> What is asked:
Leave the pictures out and retype the lines from the beginning through the line with "log_red = [1.08, 1.03, 0.81, 0.615, 0.45, 0.08, -0.13]", both ends included.

> Provided data:
-- start --
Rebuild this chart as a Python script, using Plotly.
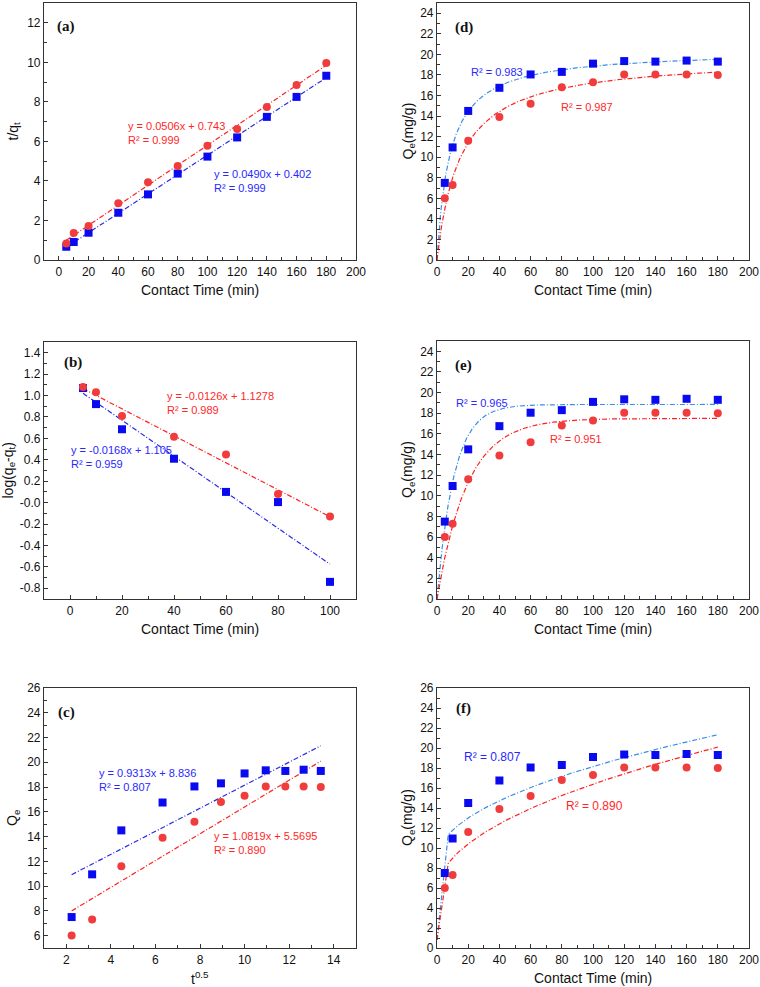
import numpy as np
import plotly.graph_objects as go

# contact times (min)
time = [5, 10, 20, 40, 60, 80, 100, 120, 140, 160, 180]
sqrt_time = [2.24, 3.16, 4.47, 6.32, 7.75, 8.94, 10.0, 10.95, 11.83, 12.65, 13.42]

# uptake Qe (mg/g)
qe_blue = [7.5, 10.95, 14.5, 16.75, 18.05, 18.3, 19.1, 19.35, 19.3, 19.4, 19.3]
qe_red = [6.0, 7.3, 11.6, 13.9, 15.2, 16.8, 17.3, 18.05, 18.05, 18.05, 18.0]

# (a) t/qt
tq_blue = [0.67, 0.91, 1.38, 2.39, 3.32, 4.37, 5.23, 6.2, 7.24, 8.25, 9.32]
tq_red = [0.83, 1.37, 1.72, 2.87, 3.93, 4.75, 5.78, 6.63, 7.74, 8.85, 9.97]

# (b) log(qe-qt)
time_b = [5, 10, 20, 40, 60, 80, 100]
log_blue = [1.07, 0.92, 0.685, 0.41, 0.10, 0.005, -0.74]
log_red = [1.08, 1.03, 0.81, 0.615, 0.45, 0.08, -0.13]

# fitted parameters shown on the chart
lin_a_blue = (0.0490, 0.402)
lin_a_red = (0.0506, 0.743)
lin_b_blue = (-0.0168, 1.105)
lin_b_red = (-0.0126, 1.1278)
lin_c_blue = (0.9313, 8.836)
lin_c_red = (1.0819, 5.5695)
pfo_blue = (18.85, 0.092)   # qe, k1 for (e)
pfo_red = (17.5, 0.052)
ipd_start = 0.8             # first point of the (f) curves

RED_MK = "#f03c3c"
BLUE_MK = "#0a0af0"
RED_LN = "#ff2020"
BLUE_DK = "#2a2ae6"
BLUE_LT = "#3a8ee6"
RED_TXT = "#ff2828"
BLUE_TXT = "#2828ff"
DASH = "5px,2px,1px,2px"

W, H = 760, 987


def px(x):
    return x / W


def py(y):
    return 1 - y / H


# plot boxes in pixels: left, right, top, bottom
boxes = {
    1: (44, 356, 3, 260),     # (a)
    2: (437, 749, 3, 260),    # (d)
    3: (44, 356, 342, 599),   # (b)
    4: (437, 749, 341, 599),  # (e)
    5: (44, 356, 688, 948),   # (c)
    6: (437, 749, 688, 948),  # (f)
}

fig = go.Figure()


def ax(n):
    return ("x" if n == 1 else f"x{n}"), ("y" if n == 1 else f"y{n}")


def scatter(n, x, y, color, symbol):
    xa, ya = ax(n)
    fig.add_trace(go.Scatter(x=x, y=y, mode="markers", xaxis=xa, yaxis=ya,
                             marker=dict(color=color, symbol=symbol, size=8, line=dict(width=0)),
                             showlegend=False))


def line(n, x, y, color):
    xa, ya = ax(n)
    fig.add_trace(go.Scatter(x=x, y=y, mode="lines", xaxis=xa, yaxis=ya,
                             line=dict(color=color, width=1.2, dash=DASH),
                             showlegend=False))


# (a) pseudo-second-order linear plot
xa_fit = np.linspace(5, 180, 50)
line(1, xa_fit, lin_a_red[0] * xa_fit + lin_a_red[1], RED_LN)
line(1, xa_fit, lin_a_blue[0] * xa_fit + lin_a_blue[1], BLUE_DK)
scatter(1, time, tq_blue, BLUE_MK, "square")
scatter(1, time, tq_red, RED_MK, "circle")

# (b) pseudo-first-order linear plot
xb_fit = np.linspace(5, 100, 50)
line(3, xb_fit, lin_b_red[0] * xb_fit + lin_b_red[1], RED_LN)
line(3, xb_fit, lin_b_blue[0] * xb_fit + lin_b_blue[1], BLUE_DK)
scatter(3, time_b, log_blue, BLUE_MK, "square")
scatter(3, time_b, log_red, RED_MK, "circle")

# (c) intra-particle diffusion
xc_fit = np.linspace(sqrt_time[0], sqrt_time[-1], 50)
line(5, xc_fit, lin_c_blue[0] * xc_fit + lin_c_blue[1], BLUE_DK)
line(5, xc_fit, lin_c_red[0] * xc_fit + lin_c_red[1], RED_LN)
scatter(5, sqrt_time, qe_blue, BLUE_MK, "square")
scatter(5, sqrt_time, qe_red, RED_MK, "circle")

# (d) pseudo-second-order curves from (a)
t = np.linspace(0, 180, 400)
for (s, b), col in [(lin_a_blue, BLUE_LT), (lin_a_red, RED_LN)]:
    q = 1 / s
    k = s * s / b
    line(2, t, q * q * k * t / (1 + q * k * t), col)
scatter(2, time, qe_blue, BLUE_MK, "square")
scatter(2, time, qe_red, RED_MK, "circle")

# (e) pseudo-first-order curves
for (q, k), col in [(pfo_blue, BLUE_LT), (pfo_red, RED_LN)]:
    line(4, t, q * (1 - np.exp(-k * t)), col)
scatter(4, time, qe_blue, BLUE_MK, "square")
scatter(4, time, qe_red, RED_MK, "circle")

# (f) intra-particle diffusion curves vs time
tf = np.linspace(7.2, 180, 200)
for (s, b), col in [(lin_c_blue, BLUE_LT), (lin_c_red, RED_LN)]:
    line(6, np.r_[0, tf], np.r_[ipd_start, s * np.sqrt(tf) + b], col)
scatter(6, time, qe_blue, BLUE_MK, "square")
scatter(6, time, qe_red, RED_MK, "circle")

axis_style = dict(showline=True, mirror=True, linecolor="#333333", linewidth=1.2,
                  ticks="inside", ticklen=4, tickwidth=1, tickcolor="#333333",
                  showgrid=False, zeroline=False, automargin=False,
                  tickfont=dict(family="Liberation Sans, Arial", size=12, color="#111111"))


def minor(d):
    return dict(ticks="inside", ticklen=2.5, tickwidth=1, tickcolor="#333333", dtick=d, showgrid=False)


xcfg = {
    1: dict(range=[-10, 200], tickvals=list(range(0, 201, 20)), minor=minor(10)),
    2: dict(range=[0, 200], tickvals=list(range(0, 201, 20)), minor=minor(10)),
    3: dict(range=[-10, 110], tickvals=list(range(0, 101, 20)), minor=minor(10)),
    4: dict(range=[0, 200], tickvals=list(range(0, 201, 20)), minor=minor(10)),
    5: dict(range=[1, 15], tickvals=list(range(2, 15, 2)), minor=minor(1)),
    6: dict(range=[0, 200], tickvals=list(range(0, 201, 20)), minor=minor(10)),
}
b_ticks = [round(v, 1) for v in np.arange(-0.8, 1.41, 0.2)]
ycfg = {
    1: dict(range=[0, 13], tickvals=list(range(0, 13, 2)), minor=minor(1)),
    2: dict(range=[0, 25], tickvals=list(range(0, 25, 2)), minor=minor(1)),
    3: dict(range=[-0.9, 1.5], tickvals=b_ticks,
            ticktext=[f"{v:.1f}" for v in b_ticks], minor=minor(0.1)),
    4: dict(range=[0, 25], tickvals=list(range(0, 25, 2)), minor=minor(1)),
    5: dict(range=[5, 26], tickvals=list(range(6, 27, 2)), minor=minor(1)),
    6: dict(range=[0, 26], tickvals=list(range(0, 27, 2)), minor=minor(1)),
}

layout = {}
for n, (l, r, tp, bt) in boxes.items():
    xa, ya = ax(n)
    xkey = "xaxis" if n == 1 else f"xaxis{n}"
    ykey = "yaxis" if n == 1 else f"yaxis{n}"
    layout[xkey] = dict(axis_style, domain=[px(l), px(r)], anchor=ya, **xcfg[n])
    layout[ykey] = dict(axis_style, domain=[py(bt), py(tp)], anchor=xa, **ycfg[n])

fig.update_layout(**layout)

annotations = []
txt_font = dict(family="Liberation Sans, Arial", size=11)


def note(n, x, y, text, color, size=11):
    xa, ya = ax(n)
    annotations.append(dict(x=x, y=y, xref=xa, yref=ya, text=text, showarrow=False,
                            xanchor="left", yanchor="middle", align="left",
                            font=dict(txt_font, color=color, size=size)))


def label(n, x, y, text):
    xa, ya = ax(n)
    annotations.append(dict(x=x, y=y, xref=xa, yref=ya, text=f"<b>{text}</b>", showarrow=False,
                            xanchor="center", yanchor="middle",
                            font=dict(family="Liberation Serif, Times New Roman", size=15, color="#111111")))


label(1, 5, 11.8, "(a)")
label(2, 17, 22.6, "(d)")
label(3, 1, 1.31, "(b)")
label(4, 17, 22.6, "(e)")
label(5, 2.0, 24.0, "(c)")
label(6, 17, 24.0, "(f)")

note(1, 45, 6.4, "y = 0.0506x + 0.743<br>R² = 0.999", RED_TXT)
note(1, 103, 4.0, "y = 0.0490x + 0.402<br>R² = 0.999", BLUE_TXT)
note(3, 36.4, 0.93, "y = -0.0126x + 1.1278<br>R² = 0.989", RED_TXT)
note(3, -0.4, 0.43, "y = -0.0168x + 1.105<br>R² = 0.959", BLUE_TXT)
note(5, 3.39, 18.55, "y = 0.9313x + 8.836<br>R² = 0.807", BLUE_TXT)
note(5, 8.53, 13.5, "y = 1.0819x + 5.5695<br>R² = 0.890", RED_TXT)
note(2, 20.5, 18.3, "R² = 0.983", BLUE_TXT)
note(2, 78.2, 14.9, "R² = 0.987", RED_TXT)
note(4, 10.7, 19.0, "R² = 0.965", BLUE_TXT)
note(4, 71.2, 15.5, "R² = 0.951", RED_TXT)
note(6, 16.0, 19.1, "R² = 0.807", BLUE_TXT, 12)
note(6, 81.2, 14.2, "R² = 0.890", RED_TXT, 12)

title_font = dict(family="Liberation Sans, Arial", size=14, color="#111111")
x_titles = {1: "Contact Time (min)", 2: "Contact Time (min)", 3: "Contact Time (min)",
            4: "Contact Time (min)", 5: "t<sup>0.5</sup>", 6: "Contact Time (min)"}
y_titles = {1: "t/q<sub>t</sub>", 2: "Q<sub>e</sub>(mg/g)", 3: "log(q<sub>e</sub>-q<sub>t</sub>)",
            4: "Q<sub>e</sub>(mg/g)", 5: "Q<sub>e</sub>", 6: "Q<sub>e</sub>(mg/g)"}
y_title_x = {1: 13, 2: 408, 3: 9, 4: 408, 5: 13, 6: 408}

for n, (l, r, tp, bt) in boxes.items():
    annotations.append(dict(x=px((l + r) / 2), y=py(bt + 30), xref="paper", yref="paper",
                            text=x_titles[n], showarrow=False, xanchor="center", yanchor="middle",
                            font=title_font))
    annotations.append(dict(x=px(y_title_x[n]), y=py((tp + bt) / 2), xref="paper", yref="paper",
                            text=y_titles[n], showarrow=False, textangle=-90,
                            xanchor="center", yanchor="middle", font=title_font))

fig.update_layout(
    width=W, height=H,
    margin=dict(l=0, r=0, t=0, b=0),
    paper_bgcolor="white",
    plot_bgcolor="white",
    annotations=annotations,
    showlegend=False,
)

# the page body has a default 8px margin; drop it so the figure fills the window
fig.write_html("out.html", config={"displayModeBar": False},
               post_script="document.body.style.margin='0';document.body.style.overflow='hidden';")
-- end --
> Solution to the exercise:
Rebuild this chart as a Python script, using Plotly.
import numpy as np
import plotly.graph_objects as go

# contact times (min)
time = [5, 10, 20, 40, 60, 80, 100, 120, 140, 160, 180]
sqrt_time = [2.24, 3.16, 4.47, 6.32, 7.75, 8.94, 10.0, 10.95, 11.83, 12.65, 13.42]

# uptake Qe (mg/g)
qe_blue = [7.5, 10.95, 14.5, 16.75, 18.05, 18.3, 19.1, 19.35, 19.3, 19.4, 19.3]
qe_red = [6.0, 7.3, 11.6, 13.9, 15.2, 16.8, 17.3, 18.05, 18.05, 18.05, 18.0]

# (a) t/qt
tq_blue = [0.67, 0.91, 1.38, 2.39, 3.32, 4.37, 5.23, 6.2, 7.24, 8.25, 9.32]
tq_red = [0.83, 1.37, 1.72, 2.87, 3.93, 4.75, 5.78, 6.63, 7.74, 8.85, 9.97]

# (b) log(qe-qt)
time_b = [5, 10, 20, 40, 60, 80, 100]
log_blue = [1.07, 0.92, 0.685, 0.41, 0.10, 0.005, -0.74]
log_red = [1.08, 1.03, 0.81, 0.615, 0.45, 0.08, -0.13]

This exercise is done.